Rows from a dataset of charts and code:
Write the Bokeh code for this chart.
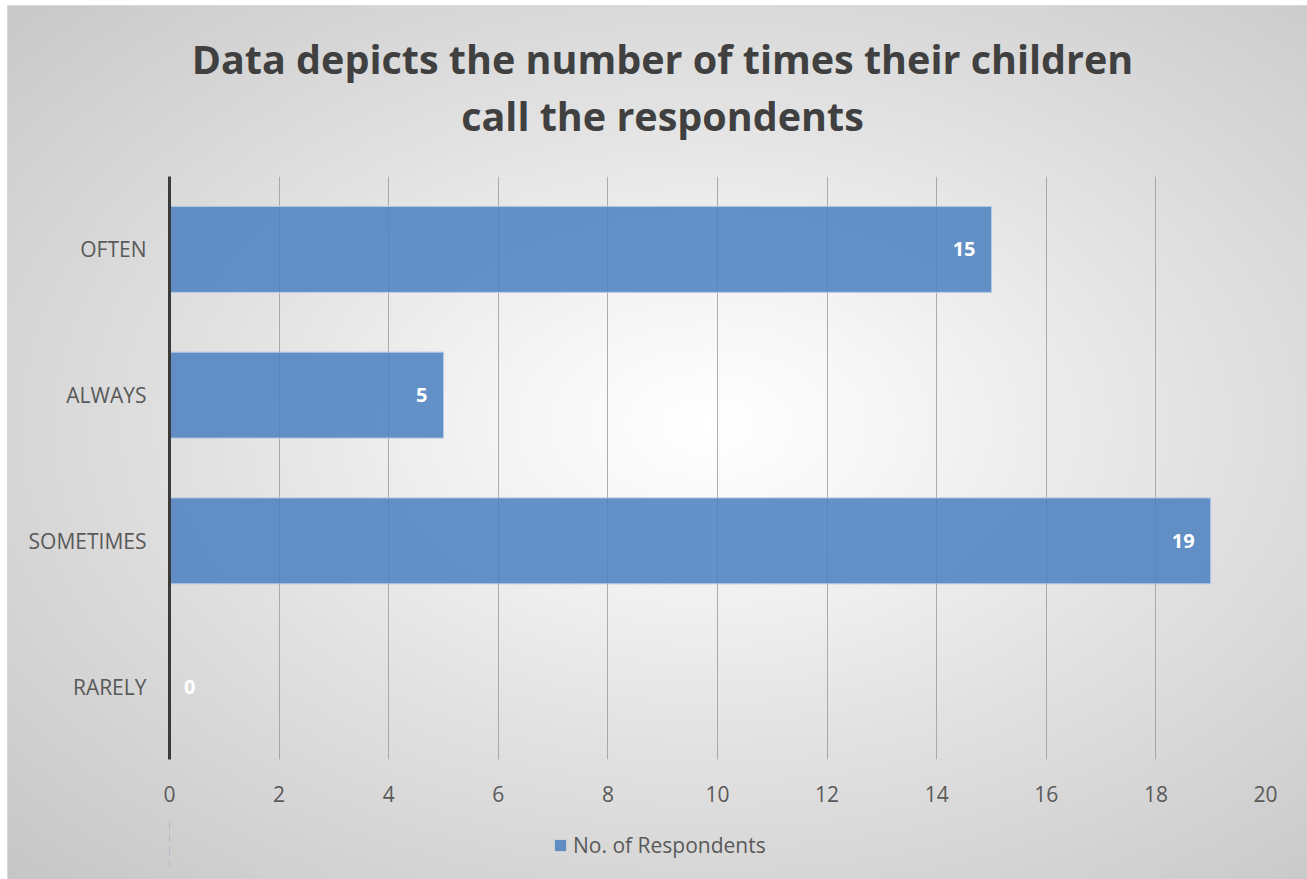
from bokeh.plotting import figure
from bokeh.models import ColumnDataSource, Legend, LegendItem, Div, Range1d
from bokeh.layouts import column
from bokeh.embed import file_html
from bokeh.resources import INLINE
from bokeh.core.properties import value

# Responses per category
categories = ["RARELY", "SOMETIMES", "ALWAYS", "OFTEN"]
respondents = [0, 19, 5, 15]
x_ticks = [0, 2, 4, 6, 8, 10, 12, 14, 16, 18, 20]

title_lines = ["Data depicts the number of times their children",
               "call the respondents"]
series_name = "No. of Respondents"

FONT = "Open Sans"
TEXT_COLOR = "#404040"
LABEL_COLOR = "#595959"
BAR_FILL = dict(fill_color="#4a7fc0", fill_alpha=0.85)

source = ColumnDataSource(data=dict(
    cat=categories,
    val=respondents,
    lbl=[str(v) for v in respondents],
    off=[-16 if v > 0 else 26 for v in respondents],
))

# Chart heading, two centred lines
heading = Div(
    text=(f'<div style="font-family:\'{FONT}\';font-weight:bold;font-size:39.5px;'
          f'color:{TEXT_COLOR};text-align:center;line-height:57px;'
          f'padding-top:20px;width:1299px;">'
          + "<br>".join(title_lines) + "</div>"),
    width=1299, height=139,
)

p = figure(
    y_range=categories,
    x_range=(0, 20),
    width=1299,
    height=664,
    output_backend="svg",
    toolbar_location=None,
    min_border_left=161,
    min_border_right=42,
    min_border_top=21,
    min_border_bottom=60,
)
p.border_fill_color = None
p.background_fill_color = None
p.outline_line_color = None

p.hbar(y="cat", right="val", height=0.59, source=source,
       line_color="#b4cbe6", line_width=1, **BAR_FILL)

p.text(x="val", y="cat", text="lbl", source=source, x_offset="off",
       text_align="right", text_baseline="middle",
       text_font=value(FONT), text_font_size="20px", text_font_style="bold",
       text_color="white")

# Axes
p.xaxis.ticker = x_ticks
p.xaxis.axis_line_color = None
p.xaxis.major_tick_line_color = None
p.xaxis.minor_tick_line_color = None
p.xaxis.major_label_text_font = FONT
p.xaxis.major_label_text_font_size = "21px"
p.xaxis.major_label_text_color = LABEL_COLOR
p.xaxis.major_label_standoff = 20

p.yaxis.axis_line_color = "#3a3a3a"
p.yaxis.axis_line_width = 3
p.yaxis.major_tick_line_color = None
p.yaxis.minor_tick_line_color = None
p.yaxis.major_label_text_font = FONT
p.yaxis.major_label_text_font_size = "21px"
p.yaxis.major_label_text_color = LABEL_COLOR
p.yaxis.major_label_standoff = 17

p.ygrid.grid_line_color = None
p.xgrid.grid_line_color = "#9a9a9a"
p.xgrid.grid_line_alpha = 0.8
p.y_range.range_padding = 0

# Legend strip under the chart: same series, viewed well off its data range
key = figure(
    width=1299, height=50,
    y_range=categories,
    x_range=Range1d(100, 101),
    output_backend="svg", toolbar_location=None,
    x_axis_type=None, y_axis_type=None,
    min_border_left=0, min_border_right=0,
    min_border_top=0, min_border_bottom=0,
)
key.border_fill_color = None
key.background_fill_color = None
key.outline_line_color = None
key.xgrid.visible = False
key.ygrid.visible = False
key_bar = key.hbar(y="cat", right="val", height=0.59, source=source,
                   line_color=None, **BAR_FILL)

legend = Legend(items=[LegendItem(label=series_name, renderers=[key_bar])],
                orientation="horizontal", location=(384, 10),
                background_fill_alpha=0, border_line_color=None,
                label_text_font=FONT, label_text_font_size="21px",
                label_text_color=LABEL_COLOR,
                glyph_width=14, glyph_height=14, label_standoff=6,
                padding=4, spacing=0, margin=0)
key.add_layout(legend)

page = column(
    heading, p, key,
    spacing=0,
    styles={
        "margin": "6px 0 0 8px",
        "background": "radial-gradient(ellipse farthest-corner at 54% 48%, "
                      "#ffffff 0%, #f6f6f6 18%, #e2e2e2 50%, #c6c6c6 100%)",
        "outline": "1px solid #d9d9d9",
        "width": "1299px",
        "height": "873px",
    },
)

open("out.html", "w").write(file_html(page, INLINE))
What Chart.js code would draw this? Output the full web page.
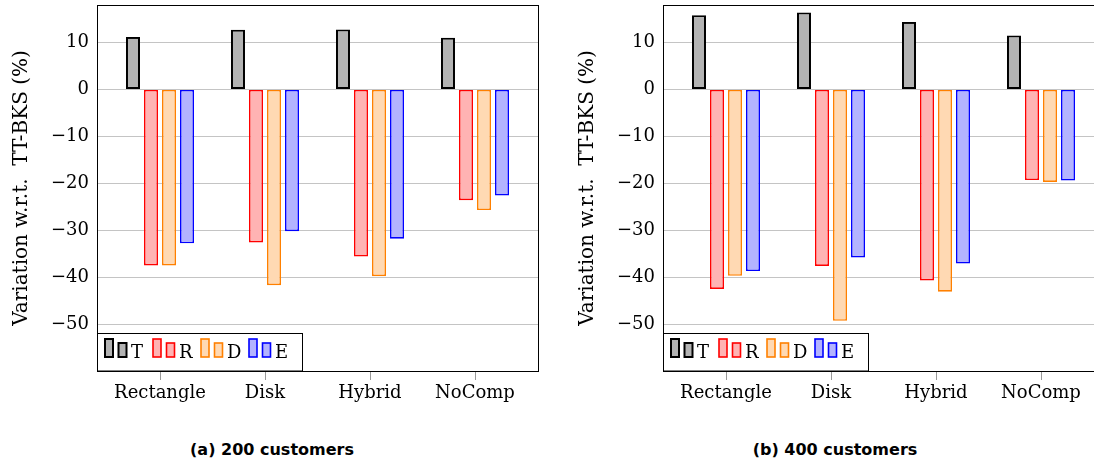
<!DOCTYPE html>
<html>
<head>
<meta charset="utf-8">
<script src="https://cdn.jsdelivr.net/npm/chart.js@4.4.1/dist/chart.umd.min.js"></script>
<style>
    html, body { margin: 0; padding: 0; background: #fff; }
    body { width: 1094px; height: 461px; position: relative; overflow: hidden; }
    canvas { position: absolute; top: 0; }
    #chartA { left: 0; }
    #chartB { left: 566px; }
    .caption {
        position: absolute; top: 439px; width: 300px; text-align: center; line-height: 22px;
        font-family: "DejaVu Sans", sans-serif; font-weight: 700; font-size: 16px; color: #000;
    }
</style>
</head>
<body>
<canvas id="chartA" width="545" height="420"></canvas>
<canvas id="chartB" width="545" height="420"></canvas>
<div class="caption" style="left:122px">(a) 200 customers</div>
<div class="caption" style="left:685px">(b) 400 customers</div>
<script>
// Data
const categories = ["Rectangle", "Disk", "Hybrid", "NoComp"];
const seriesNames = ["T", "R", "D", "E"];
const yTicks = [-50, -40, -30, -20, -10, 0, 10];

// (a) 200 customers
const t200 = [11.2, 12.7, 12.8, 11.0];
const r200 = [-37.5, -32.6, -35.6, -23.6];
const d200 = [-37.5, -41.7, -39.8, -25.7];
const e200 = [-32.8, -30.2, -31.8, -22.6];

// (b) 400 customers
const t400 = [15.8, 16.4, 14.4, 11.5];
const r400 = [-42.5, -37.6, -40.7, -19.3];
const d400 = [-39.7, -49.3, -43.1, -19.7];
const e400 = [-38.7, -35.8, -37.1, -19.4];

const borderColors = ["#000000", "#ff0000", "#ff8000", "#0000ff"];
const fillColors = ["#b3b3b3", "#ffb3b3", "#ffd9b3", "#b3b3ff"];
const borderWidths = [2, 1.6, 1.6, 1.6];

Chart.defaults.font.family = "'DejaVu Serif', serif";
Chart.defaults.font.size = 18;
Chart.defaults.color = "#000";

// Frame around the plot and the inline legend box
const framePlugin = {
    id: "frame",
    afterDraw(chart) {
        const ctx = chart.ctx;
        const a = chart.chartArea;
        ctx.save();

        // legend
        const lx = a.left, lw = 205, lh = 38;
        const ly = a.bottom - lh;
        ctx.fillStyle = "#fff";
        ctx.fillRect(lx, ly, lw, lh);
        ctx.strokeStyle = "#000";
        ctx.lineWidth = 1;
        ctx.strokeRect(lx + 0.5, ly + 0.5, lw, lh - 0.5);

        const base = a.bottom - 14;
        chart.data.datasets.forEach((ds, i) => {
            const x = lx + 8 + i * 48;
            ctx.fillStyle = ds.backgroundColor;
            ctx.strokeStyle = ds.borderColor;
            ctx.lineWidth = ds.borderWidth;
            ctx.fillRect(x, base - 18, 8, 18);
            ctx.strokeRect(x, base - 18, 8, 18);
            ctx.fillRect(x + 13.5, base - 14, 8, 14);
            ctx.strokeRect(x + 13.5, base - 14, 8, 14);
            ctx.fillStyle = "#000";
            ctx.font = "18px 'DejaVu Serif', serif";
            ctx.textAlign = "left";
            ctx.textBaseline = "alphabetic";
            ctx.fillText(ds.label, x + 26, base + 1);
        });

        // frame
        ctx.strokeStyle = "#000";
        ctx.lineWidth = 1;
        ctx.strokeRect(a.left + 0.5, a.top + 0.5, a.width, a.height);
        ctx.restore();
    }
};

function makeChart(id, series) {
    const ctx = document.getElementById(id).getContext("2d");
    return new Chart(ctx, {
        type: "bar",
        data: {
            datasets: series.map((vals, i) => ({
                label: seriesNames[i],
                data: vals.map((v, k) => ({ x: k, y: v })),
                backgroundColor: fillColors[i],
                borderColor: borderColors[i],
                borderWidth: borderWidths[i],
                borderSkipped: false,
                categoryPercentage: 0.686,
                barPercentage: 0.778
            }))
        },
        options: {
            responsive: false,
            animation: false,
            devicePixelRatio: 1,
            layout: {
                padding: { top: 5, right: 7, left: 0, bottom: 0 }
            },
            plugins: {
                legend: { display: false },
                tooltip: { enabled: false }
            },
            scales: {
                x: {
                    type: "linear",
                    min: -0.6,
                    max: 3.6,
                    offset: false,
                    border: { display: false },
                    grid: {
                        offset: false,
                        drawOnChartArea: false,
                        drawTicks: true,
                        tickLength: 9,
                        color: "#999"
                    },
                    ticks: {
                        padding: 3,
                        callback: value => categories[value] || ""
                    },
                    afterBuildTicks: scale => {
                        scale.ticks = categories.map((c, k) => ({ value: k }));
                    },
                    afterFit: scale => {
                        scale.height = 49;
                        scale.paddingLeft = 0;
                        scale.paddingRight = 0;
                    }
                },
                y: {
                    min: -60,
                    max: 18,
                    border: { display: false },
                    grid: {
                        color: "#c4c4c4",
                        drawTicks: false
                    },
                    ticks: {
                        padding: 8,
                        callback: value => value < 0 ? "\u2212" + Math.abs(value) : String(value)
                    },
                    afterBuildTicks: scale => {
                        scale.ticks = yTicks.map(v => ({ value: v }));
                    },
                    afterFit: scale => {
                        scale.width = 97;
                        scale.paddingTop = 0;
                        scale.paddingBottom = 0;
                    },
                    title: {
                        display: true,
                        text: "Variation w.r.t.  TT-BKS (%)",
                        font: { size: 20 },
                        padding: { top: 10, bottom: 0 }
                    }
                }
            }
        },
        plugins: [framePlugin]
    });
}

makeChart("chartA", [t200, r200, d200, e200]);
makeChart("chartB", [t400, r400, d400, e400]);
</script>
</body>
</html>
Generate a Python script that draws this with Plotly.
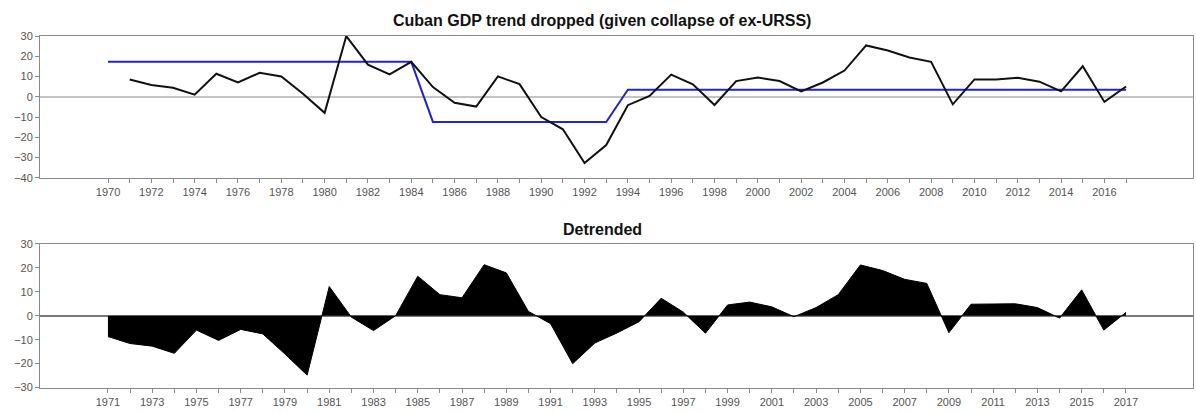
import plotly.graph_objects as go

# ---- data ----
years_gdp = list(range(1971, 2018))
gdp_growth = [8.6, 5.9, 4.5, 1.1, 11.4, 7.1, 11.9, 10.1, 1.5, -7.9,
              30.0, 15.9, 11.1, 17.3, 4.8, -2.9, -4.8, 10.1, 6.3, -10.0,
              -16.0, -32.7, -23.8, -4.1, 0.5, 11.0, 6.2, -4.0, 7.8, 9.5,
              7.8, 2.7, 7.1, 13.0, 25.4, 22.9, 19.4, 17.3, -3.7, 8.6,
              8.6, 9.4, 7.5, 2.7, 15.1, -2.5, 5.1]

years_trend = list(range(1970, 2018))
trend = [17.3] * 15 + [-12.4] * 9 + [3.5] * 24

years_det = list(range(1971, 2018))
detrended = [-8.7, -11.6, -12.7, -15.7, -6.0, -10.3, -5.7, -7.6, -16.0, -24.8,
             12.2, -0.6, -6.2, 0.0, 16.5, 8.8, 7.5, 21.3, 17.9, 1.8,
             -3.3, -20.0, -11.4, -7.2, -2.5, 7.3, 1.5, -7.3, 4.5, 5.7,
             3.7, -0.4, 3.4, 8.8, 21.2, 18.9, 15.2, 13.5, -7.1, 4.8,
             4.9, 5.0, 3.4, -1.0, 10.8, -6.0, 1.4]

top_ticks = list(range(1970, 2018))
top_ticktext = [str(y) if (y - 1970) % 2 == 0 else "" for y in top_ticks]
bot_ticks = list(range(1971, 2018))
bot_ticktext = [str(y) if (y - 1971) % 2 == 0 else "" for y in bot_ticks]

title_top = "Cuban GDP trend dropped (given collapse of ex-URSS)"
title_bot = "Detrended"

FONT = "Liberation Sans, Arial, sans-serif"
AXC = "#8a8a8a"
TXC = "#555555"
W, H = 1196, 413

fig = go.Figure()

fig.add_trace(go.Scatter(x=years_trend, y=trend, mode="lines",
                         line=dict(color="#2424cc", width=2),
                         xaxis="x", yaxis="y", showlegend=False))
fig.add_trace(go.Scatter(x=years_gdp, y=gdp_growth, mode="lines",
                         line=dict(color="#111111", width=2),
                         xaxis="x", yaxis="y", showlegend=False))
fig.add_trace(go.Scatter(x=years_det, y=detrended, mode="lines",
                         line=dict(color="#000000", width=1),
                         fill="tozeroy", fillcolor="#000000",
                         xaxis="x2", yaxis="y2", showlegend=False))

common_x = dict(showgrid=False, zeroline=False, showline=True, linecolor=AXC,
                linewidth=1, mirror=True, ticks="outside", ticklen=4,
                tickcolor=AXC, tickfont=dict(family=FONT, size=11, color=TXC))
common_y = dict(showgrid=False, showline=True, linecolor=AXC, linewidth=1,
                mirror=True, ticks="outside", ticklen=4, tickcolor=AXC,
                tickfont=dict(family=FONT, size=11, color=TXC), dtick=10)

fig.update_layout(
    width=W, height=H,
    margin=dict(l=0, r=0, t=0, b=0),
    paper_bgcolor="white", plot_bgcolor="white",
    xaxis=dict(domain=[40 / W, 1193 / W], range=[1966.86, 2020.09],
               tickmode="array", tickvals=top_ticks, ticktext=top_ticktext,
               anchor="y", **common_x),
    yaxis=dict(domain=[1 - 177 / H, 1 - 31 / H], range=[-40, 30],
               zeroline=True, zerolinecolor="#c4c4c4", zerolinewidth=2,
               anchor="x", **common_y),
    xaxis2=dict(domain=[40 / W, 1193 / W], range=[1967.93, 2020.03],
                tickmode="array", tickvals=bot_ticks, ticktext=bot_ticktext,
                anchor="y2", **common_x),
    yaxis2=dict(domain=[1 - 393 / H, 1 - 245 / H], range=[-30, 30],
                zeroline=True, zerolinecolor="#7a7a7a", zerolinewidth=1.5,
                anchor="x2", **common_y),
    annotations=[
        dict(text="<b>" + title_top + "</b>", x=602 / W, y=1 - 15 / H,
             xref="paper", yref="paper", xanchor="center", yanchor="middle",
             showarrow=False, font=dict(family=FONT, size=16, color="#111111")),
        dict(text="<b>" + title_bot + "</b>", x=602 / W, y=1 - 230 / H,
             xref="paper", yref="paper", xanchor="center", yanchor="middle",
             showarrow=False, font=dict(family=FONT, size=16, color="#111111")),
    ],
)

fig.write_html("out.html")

- The problem -
Please take the lines from the beginning of the data above through the line holding "16, 18, 20]" and transcribe them exactly, without any pictures.

- Exercise answer -
Write the Bokeh code for this chart.
from bokeh.plotting import figure
from bokeh.models import ColumnDataSource, Legend, LegendItem, Div, Range1d
from bokeh.layouts import column
from bokeh.embed import file_html
from bokeh.resources import INLINE
from bokeh.core.properties import value

# Responses per category
categories = ["RARELY", "SOMETIMES", "ALWAYS", "OFTEN"]
respondents = [0, 19, 5, 15]
x_ticks = [0, 2, 4, 6, 8, 10, 12, 14, 16, 18, 20]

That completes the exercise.